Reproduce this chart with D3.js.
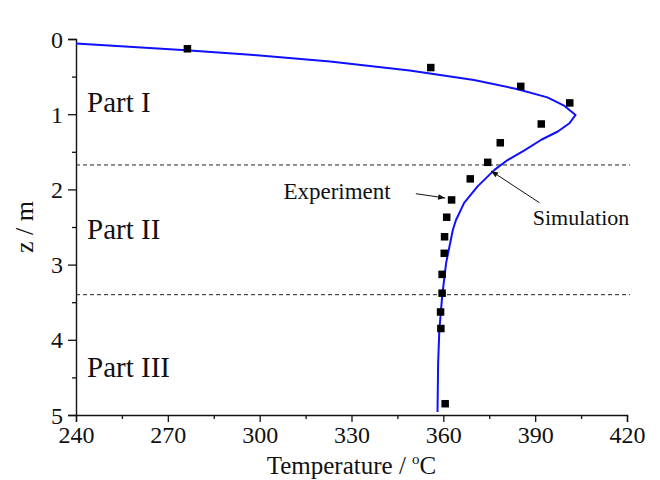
<!DOCTYPE html>
<html>
<head>
<meta charset="utf-8">
<script src="https://cdn.jsdelivr.net/npm/d3@7"></script>
<style>
  html, body { margin: 0; padding: 0; background: #fff; }
  svg text { font-family: "Liberation Serif", "Times New Roman", serif; fill: #111; }
</style>
</head>
<body>
<svg id="chart" width="660" height="480"></svg>
<script>
/* ── Data ───────────────────────────────────────────────────────────────── */
const simT = [240, 276, 297, 323, 349, 370, 384, 394, 399.6, 403.2, 401.2, 397.4, 392,
              386.5, 381, 376.7, 371.2, 366.8, 364.1, 363.1, 360.9, 359.6, 358.7, 358.3, 358.1];
const simZ = [0.06, 0.15, 0.21, 0.30, 0.42, 0.545, 0.665, 0.776, 0.89, 1.01, 1.12, 1.23, 1.34,
              1.48, 1.61, 1.74, 1.96, 2.18, 2.41, 2.54, 2.98, 3.43, 3.87, 4.31, 4.96];

const expT = [276.4, 355.9, 385.3, 401.3, 392.0, 378.6, 374.5, 368.8, 362.7, 361.1,
              360.4, 360.3, 359.6, 359.6, 359.1, 359.2, 360.6];
const expZ = [0.13, 0.38, 0.63, 0.85, 1.13, 1.38, 1.64, 1.86, 2.14, 2.37,
              2.63, 2.85, 3.13, 3.38, 3.63, 3.85, 4.85];

const xTicks = [240, 270, 300, 330, 360, 390, 420];
const xMinor = [255, 285, 315, 345, 375, 405];
const yTicks = [0, 1, 2, 3, 4, 5];
const yMinor = [0.5, 1.5, 2.5, 3.5, 4.5];

const boundaries = [1.675, 3.40];
const partNames = ['Part I', 'Part II', 'Part III'];
const partZ = [0.97, 2.66, 4.49];
const partT = [243.6, 243.6, 243.6];

/* ── Layout ─────────────────────────────────────────────────────────────── */
const SERIF = '"Liberation Serif", "Times New Roman", serif';
const svg = d3.select('#chart');
const x = d3.scaleLinear().domain([240, 420]).range([76, 627]);
const y = d3.scaleLinear().domain([0, 5]).range([39, 415]);
const FONT = 24;

/* arrow marker */
svg.append('defs').append('marker')
  .attr('id', 'arr').attr('viewBox', '0 0 10 10')
  .attr('refX', 10).attr('refY', 5)
  .attr('markerWidth', 9).attr('markerHeight', 7)
  .attr('markerUnits', 'userSpaceOnUse')
  .attr('orient', 'auto')
  .append('path').attr('d', 'M0,1 L10,5 L0,9 Z').attr('fill', '#111');

/* ── Axes ───────────────────────────────────────────────────────────────── */
svg.append('g').attr('transform', `translate(0,${y(5)})`)
  .call(d3.axisBottom(x).tickValues(xTicks).tickSize(7).tickPadding(4).tickFormat(d3.format('d')));
svg.append('g').attr('transform', `translate(0,${y(5)})`)
  .call(d3.axisBottom(x).tickValues(xMinor).tickSize(4).tickFormat(''))
  .select('.domain').remove();

const yAxis = svg.append('g').attr('transform', `translate(${x(240)},0)`)
  .call(d3.axisLeft(y).tickValues(yTicks).tickSize(8).tickPadding(5).tickFormat(d3.format('d')));
svg.append('g').attr('transform', `translate(${x(240)},0)`)
  .call(d3.axisLeft(y).tickValues(yMinor).tickSize(4).tickFormat(''))
  .select('.domain').remove();

svg.selectAll('g').attr('font-family', SERIF).attr('font-size', FONT);
yAxis.attr('font-size', 25);
svg.selectAll('.domain').attr('stroke', '#111').attr('stroke-width', 1.4);
svg.selectAll('.tick line').attr('stroke', '#111').attr('stroke-width', 1.3);
svg.selectAll('.tick text').attr('fill', '#111');
yAxis.selectAll('.tick text').attr('dy', '0.34em');

/* axis titles */
const xt = svg.append('text')
  .attr('x', (x(240) + x(420)) / 2).attr('y', 473.5)
  .attr('text-anchor', 'middle').attr('font-size', 25);
xt.append('tspan').text('Temperature / ');
xt.append('tspan').attr('font-size', 15).attr('dy', -10).text('o');
xt.append('tspan').attr('dy', 10).text('C');

svg.append('text')
  .attr('transform', `translate(33,${(y(0) + y(5)) / 2}) rotate(-90)`)
  .attr('text-anchor', 'middle').attr('font-size', 26)
  .text('z / m');

/* ── Region boundaries ──────────────────────────────────────────────────── */
svg.append('g').selectAll('line').data(boundaries).join('line')
  .attr('x1', x(240)).attr('x2', x(420) + 3)
  .attr('y1', d => y(d)).attr('y2', d => y(d))
  .attr('stroke', '#222').attr('stroke-width', 1)
  .attr('stroke-dasharray', '4,3');

svg.append('g').selectAll('text').data(partNames).join('text')
  .attr('x', (d, i) => x(partT[i])).attr('y', (d, i) => y(partZ[i]))
  .attr('font-size', 29).text(d => d);

/* ── Simulation curve ───────────────────────────────────────────────────── */
const simPts = simT.map((t, i) => [t, simZ[i]]);
svg.append('path')
  .attr('d', d3.line().x(d => x(d[0])).y(d => y(d[1])).curve(d3.curveLinear)(simPts))
  .attr('fill', 'none').attr('stroke', '#1010ff').attr('stroke-width', 2)
  .attr('stroke-linejoin', 'round');

/* ── Experimental points ────────────────────────────────────────────────── */
const S = 7.5;
svg.append('g').selectAll('rect').data(expT.map((t, i) => [t, expZ[i]])).join('rect')
  .attr('x', d => x(d[0]) - S / 2).attr('y', d => y(d[1]) - S / 2)
  .attr('width', S).attr('height', S).attr('fill', '#000');

/* ── Annotations ────────────────────────────────────────────────────────── */
svg.append('text').attr('x', x(342.8)).attr('y', y(2.13))
  .attr('text-anchor', 'end').attr('font-size', 23).text('Experiment');
svg.append('line')
  .attr('x1', x(351.0)).attr('y1', y(2.057)).attr('x2', x(360.6)).attr('y2', y(2.114))
  .attr('stroke', '#111').attr('stroke-width', 1).attr('marker-end', 'url(#arr)');

svg.append('text').attr('x', x(389.2)).attr('y', y(2.47))
  .attr('font-size', 22).text('Simulation');
svg.append('line')
  .attr('x1', x(391.4)).attr('y1', y(2.177)).attr('x2', x(375.6)).attr('y2', y(1.755))
  .attr('stroke', '#111').attr('stroke-width', 1).attr('marker-end', 'url(#arr)');
</script>
</body>
</html>
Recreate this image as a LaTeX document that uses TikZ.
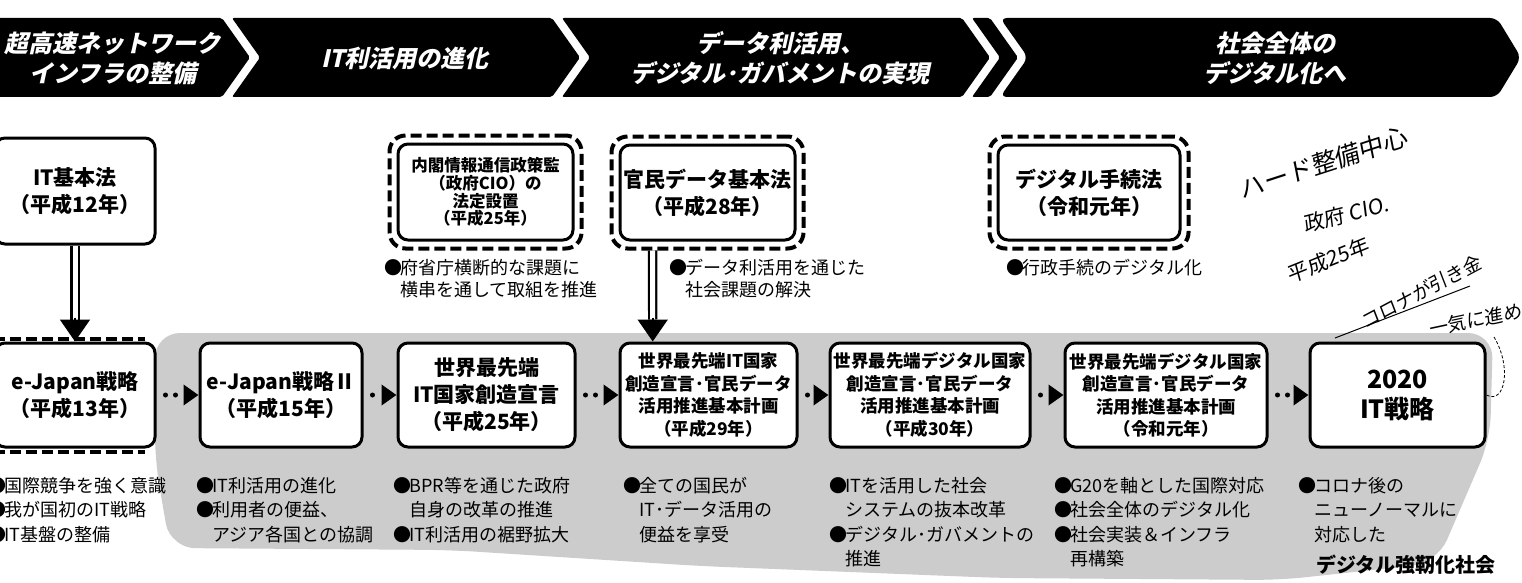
\documentclass[tikz,border=0pt]{standalone}
\usepackage{fontspec}
\setmainfont{Noto Sans CJK JP}
\newfontfamily\hdrfont{Noto Sans CJK JP}[FakeSlant=0.22,BoldFeatures={FakeSlant=0.22}]
\newfontfamily\handfont{Noto Sans CJK JP}[FakeSlant=0.12]
\usetikzlibrary{arrows.meta,fit,calc}
\newcommand\bul{\makebox[0.68em][l]{\hspace{-0.18em}●}}
\newcommand\ind{\hspace*{0.68em}}
\begin{document}
\begin{tikzpicture}[x=1pt,y=-1pt,
 chev/.style={fill=black,rounded corners=2pt},
 hdr/.style={text=white,align=center,inner sep=0pt,font=\hdrfont\bfseries\fontsize{24}{30}\selectfont},
 sbox/.style={draw,line width=3pt,rounded corners=10pt,fill=white,align=center,inner sep=0pt,
   minimum height=104pt,font=\bfseries\fontsize{21}{27}\selectfont},
 planbox/.style={sbox,font=\bfseries\fontsize{17.5}{22.5}\selectfont},
 lawbox/.style={draw,line width=4pt,dash pattern=on 11pt off 5pt,rounded corners=16pt,inner sep=7pt},
 bull/.style={anchor=north west,inner sep=0pt,align=left,font=\fontsize{18}{24.5}\selectfont},
 tbull/.style={anchor=north west,inner sep=0pt,align=left,font=\fontsize{18}{22}\selectfont},
 dotarrow/.style={line width=5pt,line cap=round,dash pattern=on 0pt off 10pt,shorten <=9pt,
   -{Triangle[length=15pt,width=20pt]}},
 shaft/.style={draw=black,double=white,double distance=5pt,line width=2.2pt},
 headarrow/.style={line width=2pt,-{Triangle[length=22pt,width=30pt]}},
 hand/.style={inner sep=0pt,font=\handfont\fontsize{21}{23}\selectfont},
 edash/.style={line width=4pt,dash pattern=on 11pt off 5pt},
]
\useasboundingbox (0,0) rectangle (1522,583);
\fill[white] (0,0) rectangle (1522,583);

% stippled background
\fill[black!20,rounded corners=25pt] (155,333) -- (1493,333) -- (1490,440) -- (1437,563)
  -- (1280,580) -- (1000,578) -- (700,566) -- (450,550) -- (170,548) -- (155,460) -- cycle;

% header chevrons
\fill[chev] (-5,18) -- (222,18) -- (250,57.5) -- (222,97) -- (-5,97) -- cycle;
\fill[chev] (232,18) -- (552,18) -- (580,57.5) -- (552,97) -- (232,97) -- (260,57.5) -- cycle;
\fill[chev] (562,18) -- (962,18) -- (990,57.5) -- (962,97) -- (562,97) -- (590,57.5) -- cycle;
\fill[chev] (972,18) -- (990,18) -- (1018,57.5) -- (990,97) -- (972,97) -- (1000,57.5) -- cycle;
\fill[black,rounded corners=7pt] (1000,18) -- (1497,18) -- (1521,57.5) -- (1497,97) -- (1000,97) -- (1028,57.5) -- cycle;
\node[hdr] (h1) at (113,58) {超高速ネットワーク\\インフラの整備};
\node[hdr] (h2) at (405,58) {IT利活用の進化};
\node[hdr] (h3) at (780,58) {データ利活用、\\デジタル･ガバメントの実現};
\node[hdr] (h4) at (1275,58) {社会全体の\\デジタル化へ};

% top row (laws)
\node[sbox,minimum width=160pt,minimum height=106pt] (t1) at (75,191) {IT基本法\\（平成12年）};
\node[sbox,minimum width=175pt,minimum height=96pt,font=\bfseries\fontsize{16.5}{17.8}\selectfont] (t2) at (485.5,192)
  {内閣情報通信政策監\\（政府CIO）の\\法定設置\\（平成25年）};
\node[lawbox,fit=(t2)] (t2o) {};
\node[sbox,minimum width=175pt,minimum height=95pt] (t3) at (707.5,192.5) {官民データ基本法\\（平成28年）};
\node[lawbox,fit=(t3)] (t3o) {};
\node[sbox,minimum width=182pt,minimum height=95pt] (t4) at (1089,192.5) {デジタル手続法\\（令和元年）};
\node[lawbox,fit=(t4)] (t4o) {};

\node[tbull] (n2) at (388,259) {\bul 府省庁横断的な課題に\\\ind 横串を通して取組を推進};
\node[tbull] (n3) at (673,259) {\bul データ利活用を通じた\\\ind 社会課題の解決};
\node[tbull] (n4) at (1010,259) {\bul 行政手続のデジタル化};

% bottom row (strategies)
\node[sbox,minimum width=160pt] (b1) at (75,395) {e-Japan戦略\\（平成13年）};
\draw[edash] ($(b1.north west)+(0,-3)$) -- ($(b1.north east)+(-12,-3)$);
\draw[edash] ($(b1.south west)+(0,3)$) -- ($(b1.south east)+(-12,3)$);
\node[sbox,minimum width=162pt] (b2) at (281,395) {e-Japan戦略Ⅱ\\（平成15年）};
\node[sbox,minimum width=177pt] (b3) at (486.5,395) {世界最先端\\IT国家創造宣言\\（平成25年）};
\node[planbox,minimum width=177pt] (b4) at (708.5,395) {世界最先端IT国家\\創造宣言･官民データ\\活用推進基本計画\\（平成29年）};
\node[planbox,minimum width=200pt] (b5) at (930,395) {世界最先端デジタル国家\\創造宣言･官民データ\\活用推進基本計画\\（平成30年）};
\node[planbox,minimum width=202pt] (b6) at (1166,395) {世界最先端デジタル国家\\創造宣言･官民データ\\活用推進基本計画\\（令和元年）};
\node[sbox,minimum width=175pt,font=\bfseries\fontsize{25}{30}\selectfont] (b7) at (1397.5,395) {2020\\IT戦略};

% connectors between strategies
\draw[dotarrow] (b1.east) -- (b2.west);
\draw[dotarrow] (b2.east) -- (b3.west);
\draw[dotarrow] (b3.east) -- (b4.west);
\draw[dotarrow] (b4.east) -- (b5.west);
\draw[dotarrow] (b5.east) -- (b6.west);
\draw[dotarrow] (b6.east) -- (b7.west);

% law -> strategy arrows
\coordinate (a1) at ($(b1.north)+(0,-22)$);
\draw[shaft] (t1.south) -- (a1);
\draw[headarrow] ($(a1)+(0,-2)$) -- (b1.north);
\coordinate (a2s) at ($(t3o.south west)!0.22!(t3o.south east)$);
\coordinate (a2e) at ($(b4.north west)!0.19!(b4.north east)$);
\coordinate (a2) at ($(a2e)+(0,-22)$);
\draw[shaft] (a2s) -- (a2);
\draw[headarrow] ($(a2)+(0,-2)$) -- (a2e);

% bullets below strategies
\node[bull] (m1) at (-8,477) {\bul 国際競争を強く意識\\\bul 我が国初のIT戦略\\\bul IT基盤の整備};
\node[bull] (m2) at (200,477) {\bul IT利活用の進化\\\bul 利用者の便益、\\\ind アジア各国との協調};
\node[bull] (m3) at (397,477) {\bul BPR等を通じた政府\\\ind 自身の改革の推進\\\bul IT利活用の裾野拡大};
\node[bull] (m4) at (627,477) {\bul 全ての国民が\\\ind IT･データ活用の\\\ind 便益を享受};
\node[bull] (m5) at (833,477) {\bul ITを活用した社会\\\ind システムの抜本改革\\\bul デジタル･ガバメントの\\\ind 推進};
\node[bull] (m6) at (1058,477) {\bul G20を軸とした国際対応\\\bul 社会全体のデジタル化\\\bul 社会実装＆インフラ\\\ind 再構築};
\node[bull] (m7) at (1302,477) {\bul コロナ後の\\\ind ニューノーマルに\\\ind 対応した};
\node[anchor=north west,inner sep=0pt,font=\bfseries\fontsize{20}{24}\selectfont] (m7b) at (1316,555) {デジタル強靭化社会};

% handwritten notes
\node[hand,rotate=18,font=\handfont\fontsize{25}{27}\selectfont] (w1) at (1323,163) {ハード整備中心};
\node[hand,rotate=14] (w2) at (1346,214) {政府 CIO.};
\node[hand,rotate=22] (w3) at (1328,260) {平成25年};
\node[hand,rotate=28,font=\handfont\fontsize{19}{21}\selectfont] (w4) at (1421,292) {コロナが引き金};
\coordinate (u1) at (1335,338);
\coordinate (u2) at (1470,286);
\draw[line width=1pt] (u1) -- (u2);
\node[hand,rotate=12,font=\handfont\fontsize{19}{21}\selectfont] (w5) at (1475,320) {一気に進め};
\coordinate (c1) at (1494,337);
\draw[line width=0.8pt,dash pattern=on 3pt off 2pt] (c1) .. controls (1512,367) and (1505,405) .. (b7.east);
\end{tikzpicture}
\end{document}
········
**Given request**.
Pick out the lines that include the word "chart" and write them out.

**Task answer**.
Reproduce this chart with D3.js.
<svg id="chart" width="660" height="480"></svg>
const svg = d3.select('#chart');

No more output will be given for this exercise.